Member of the National Assembly of Pakistan
- Incumbent
- Assumed office 29 February 2024
- Constituency: NA-107 Toba Tek Singh-III
- In office 13 August 2018 – 25 January 2023
- Preceded by: Asad Ur Rehman
- Constituency: NA-113 (Toba Tek Singh-III)
- In office 16 November 2002 – 16 March 2013
- Constituency: NA-94 Toba Tek Singh-III

Personal details
- Born: 18 January 1958 (age 68) Kamalia, Punjab, Pakistan
- Party: PTI (2013-present)
- Other political affiliations: PML(Q) (2013-2013) IND (2002-2013)
- Alma mater: University of the Punjab

= Riaz Fatyana =

Pakistani politician

Riaz Fatyana (born 18 January 1958 in Kamalia, Punjab, Pakistan) is a Pakistani politician who has been a member of the National Assembly of Pakistan since February 2024 and previously served in this position from August 2018 to January 2023 and 16 November 2002 to 16 March 2013.

== Personal life ==
Riaz Fatyana is a psychologist by profession. He obtained his B.A. Hons. Political Science and MSc.Applied Psychology degrees from University of the Punjab in 1979 and 1983 respectively, followed by an LL.B degree from University of Sindh in 1985.

== Political career ==
Fatyana changed political parties often, joining parties likely to come to power. He started his career by being elected as a member of provincial assembly on a ticket from Pakistan Muslim League-N. Later he was elected a member of National Assembly on a ticket of Pakistan Muslim League (Q) from NA-94 (Toba Tek Singh). Fatyana in 2013 quit the Pakistan Muslim League (Q) due to conflict with Chaudhry Prevez Elahi and other party leaders. Fatyana was elected for 3 terms as Member of the Punjab Provincial Assembly 1988–1990, Punjab Provincial Assembly 1990–1993 and Punjab Provincial Assembly 1993–1996. He is a former member National Assembly, and he was a Chairman of National Assembly Standing Committee on human rights as well as Parliamentarians Commission for Human Rights. He served as President of the Pakistan Psychologists Association and Senior Deputy Chief Commissioner of Pakistan Boy Scouts Association. He also served in the All Pakistan Muslim League Student Federation. He has also served as the Provincial Minister of Education, Finance and information Punjab. In 2013 elections he was elected as an independent candidate. In January 2015 Riaz Fatyana joined Pakistan Tehreek-e-Insaf (PTI).

Riaz Fatyana was nominated as a candidate of PTI from NA-113 (Toba Tek Singh-III) and he contested against PML-N's rival Asad Ur Rehman and won the seat.

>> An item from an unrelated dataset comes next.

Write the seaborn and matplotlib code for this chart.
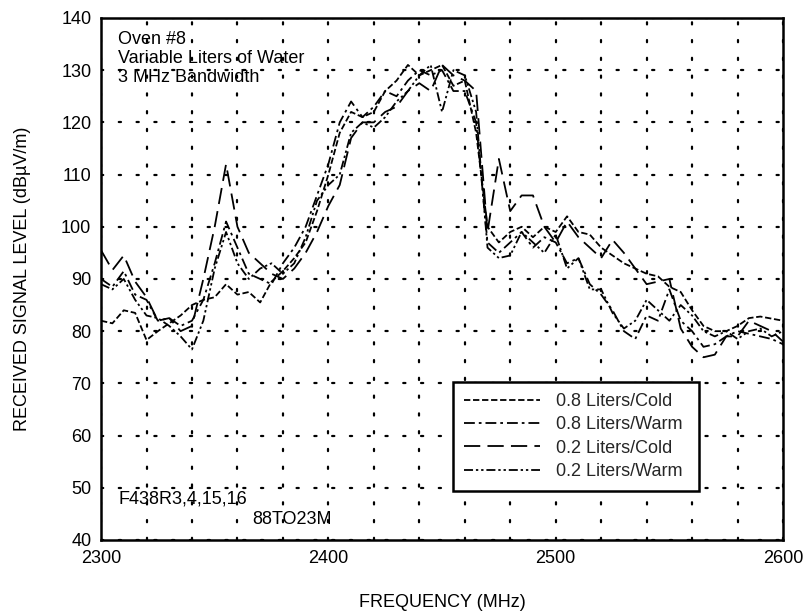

He served as the member of NACTA and Convener Taskforce On Sustainable Development Goals Pakistan, Chairman National Assembly Standing Committee on Law & Justice Pakistan, Member Public Accounts Committee/ Convener Sub Committee. Fatyana has been accused of making vilifying remarks about federal cabinet members.

He was re-elected to the National Assembly in the 2024 Pakistani general election from NA-107 Toba Tek Singh-III as an independent candidate supported by PTI. He received 129,971 votes and defeated Asad Ur Rehman, a candidate of PML(N).